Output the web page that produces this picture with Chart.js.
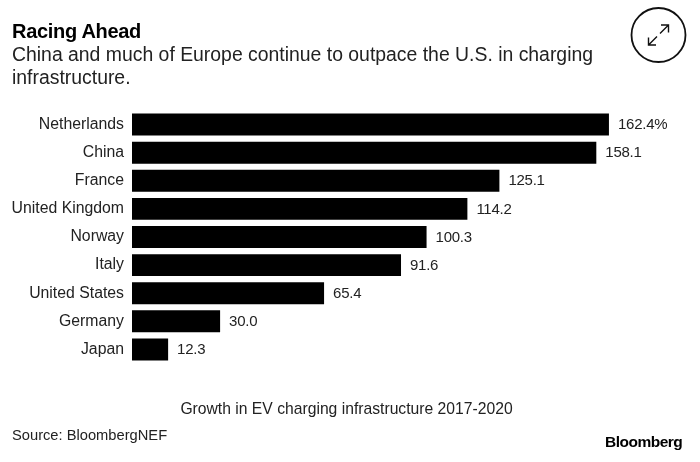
<!DOCTYPE html>
<html>
<head>
<meta charset="utf-8">
<script src="https://cdn.jsdelivr.net/npm/chart.js@4"></script>
<style>
    html, body { margin: 0; padding: 0; background: #fff; }
    #wrap { position: relative; width: 700px; height: 462px; overflow: hidden; color: #111; font-family: "Liberation Sans", Arial, sans-serif; }
    #wrap canvas { position: absolute; left: 0; top: 0; }
    .txt { position: absolute; white-space: nowrap; }
    #title { left: 12px; top: 20px; font-size: 20px; font-weight: bold; color: #000; letter-spacing: -0.3px; }
    #subtitle { left: 12px; top: 43px; font-size: 19.4px; line-height: 23px; color: #222; }
    #axisTitle { left: 0; width: 693px; text-align: center; top: 400px; font-size: 15.7px; color: #222; }
    #source { left: 12px; top: 427px; font-size: 14.7px; color: #222; }
    #logo { left: 605px; top: 433px; font-size: 15.5px; font-weight: bold; color: #000; letter-spacing: -0.5px; }
    #icon { position: absolute; left: 628px; top: 5px; }
</style>
</head>
<body>
<div id="wrap">
    <canvas id="chart" width="700" height="462"></canvas>
    <div class="txt" id="title">Racing Ahead</div>
    <div class="txt" id="subtitle">China and much of Europe continue to outpace the U.S. in charging<br>infrastructure.</div>
    <div class="txt" id="axisTitle">Growth in EV charging infrastructure 2017-2020</div>
    <div class="txt" id="source">Source: BloombergNEF</div>
    <div class="txt" id="logo">Bloomberg</div>
    <svg id="icon" width="60" height="60" viewBox="0 0 60 60" fill="none" stroke="#111">
        <circle cx="30.5" cy="30" r="27" stroke-width="1.8"/>
        <path d="M20.5 40 L29 31.5 M32 28.5 L40.5 20 M33 20 H40.5 V27.5 M20.5 32.5 V40 H28" stroke-width="1.4"/>
    </svg>
</div>
<script>
const countries = ['Netherlands', 'China', 'France', 'United Kingdom', 'Norway', 'Italy', 'United States', 'Germany', 'Japan'];
const growth = [162.4, 158.1, 125.1, 114.2, 100.3, 91.6, 65.4, 30.0, 12.3];
const valueLabels = ['162.4%', '158.1', '125.1', '114.2', '100.3', '91.6', '65.4', '30.0', '12.3'];

const barLabels = {
    id: 'barLabels',
    afterDatasetsDraw(chart) {
        const ctx = chart.ctx;
        ctx.save();
        ctx.font = '15px "Liberation Sans", Arial, sans-serif';
        ctx.letterSpacing = '-0.25px';
        ctx.fillStyle = '#222';
        ctx.textBaseline = 'middle';
        chart.getDatasetMeta(0).data.forEach((bar, i) => {
            ctx.fillText(valueLabels[i], bar.x + 9, bar.y + 0.5);
        });
        ctx.restore();
    }
};

new Chart(document.getElementById('chart').getContext('2d'), {
    type: 'bar',
    data: {
        labels: countries,
        datasets: [{
            data: growth,
            backgroundColor: '#000',
            categoryPercentage: 1,
            barPercentage: 0.78
        }]
    },
    options: {
        indexAxis: 'y',
        responsive: false,
        animation: false,
        layout: { padding: { top: 110.5, bottom: 98.5, left: 0, right: 10 } },
        plugins: { legend: { display: false }, tooltip: { enabled: false } },
        scales: {
            x: { display: false, min: 0, max: 190 },
            y: {
                afterFit: axis => { axis.width = 132; },
                grid: { display: false, drawTicks: false },
                border: { display: false },
                ticks: {
                    color: '#222',
                    padding: 8,
                    font: { family: '"Liberation Sans", Arial, sans-serif', size: 15.8 }
                }
            }
        }
    },
    plugins: [barLabels]
});
</script>
</body>
</html>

## THE EXERCISE
Omit the pictures and give the material again, exactly and in full.

## EXERCISE OUTPUT
Output the web page that produces this picture with Chart.js.
<!DOCTYPE html>
<html>
<head>
<meta charset="utf-8">
<script src="https://cdn.jsdelivr.net/npm/chart.js@4"></script>
<style>
    html, body { margin: 0; padding: 0; background: #fff; }
    #wrap { position: relative; width: 700px; height: 462px; overflow: hidden; color: #111; font-family: "Liberation Sans", Arial, sans-serif; }
    #wrap canvas { position: absolute; left: 0; top: 0; }
    .txt { position: absolute; white-space: nowrap; }
    #title { left: 12px; top: 20px; font-size: 20px; font-weight: bold; color: #000; letter-spacing: -0.3px; }
    #subtitle { left: 12px; top: 43px; font-size: 19.4px; line-height: 23px; color: #222; }
    #axisTitle { left: 0; width: 693px; text-align: center; top: 400px; font-size: 15.7px; color: #222; }
    #source { left: 12px; top: 427px; font-size: 14.7px; color: #222; }
    #logo { left: 605px; top: 433px; font-size: 15.5px; font-weight: bold; color: #000; letter-spacing: -0.5px; }
    #icon { position: absolute; left: 628px; top: 5px; }
</style>
</head>
<body>
<div id="wrap">
    <canvas id="chart" width="700" height="462"></canvas>
    <div class="txt" id="title">Racing Ahead</div>
    <div class="txt" id="subtitle">China and much of Europe continue to outpace the U.S. in charging<br>infrastructure.</div>
    <div class="txt" id="axisTitle">Growth in EV charging infrastructure 2017-2020</div>
    <div class="txt" id="source">Source: BloombergNEF</div>
    <div class="txt" id="logo">Bloomberg</div>
    <svg id="icon" width="60" height="60" viewBox="0 0 60 60" fill="none" stroke="#111">
        <circle cx="30.5" cy="30" r="27" stroke-width="1.8"/>
        <path d="M20.5 40 L29 31.5 M32 28.5 L40.5 20 M33 20 H40.5 V27.5 M20.5 32.5 V40 H28" stroke-width="1.4"/>
    </svg>
</div>
<script>
const countries = ['Netherlands', 'China', 'France', 'United Kingdom', 'Norway', 'Italy', 'United States', 'Germany', 'Japan'];
const growth = [162.4, 158.1, 125.1, 114.2, 100.3, 91.6, 65.4, 30.0, 12.3];
const valueLabels = ['162.4%', '158.1', '125.1', '114.2', '100.3', '91.6', '65.4', '30.0', '12.3'];

const barLabels = {
    id: 'barLabels',
    afterDatasetsDraw(chart) {
        const ctx = chart.ctx;
        ctx.save();
        ctx.font = '15px "Liberation Sans", Arial, sans-serif';
        ctx.letterSpacing = '-0.25px';
        ctx.fillStyle = '#222';
        ctx.textBaseline = 'middle';
        chart.getDatasetMeta(0).data.forEach((bar, i) => {
            ctx.fillText(valueLabels[i], bar.x + 9, bar.y + 0.5);
        });
        ctx.restore();
    }
};

new Chart(document.getElementById('chart').getContext('2d'), {
    type: 'bar',
    data: {
        labels: countries,
        datasets: [{
            data: growth,
            backgroundColor: '#000',
            categoryPercentage: 1,
            barPercentage: 0.78
        }]
    },
    options: {
        indexAxis: 'y',
        responsive: false,
        animation: false,
        layout: { padding: { top: 110.5, bottom: 98.5, left: 0, right: 10 } },
        plugins: { legend: { display: false }, tooltip: { enabled: false } },
        scales: {
            x: { display: false, min: 0, max: 190 },
            y: {
                afterFit: axis => { axis.width = 132; },
                grid: { display: false, drawTicks: false },
                border: { display: false },
                ticks: {
                    color: '#222',
                    padding: 8,
                    font: { family: '"Liberation Sans", Arial, sans-serif', size: 15.8 }
                }
            }
        }
    },
    plugins: [barLabels]
});
</script>
</body>
</html>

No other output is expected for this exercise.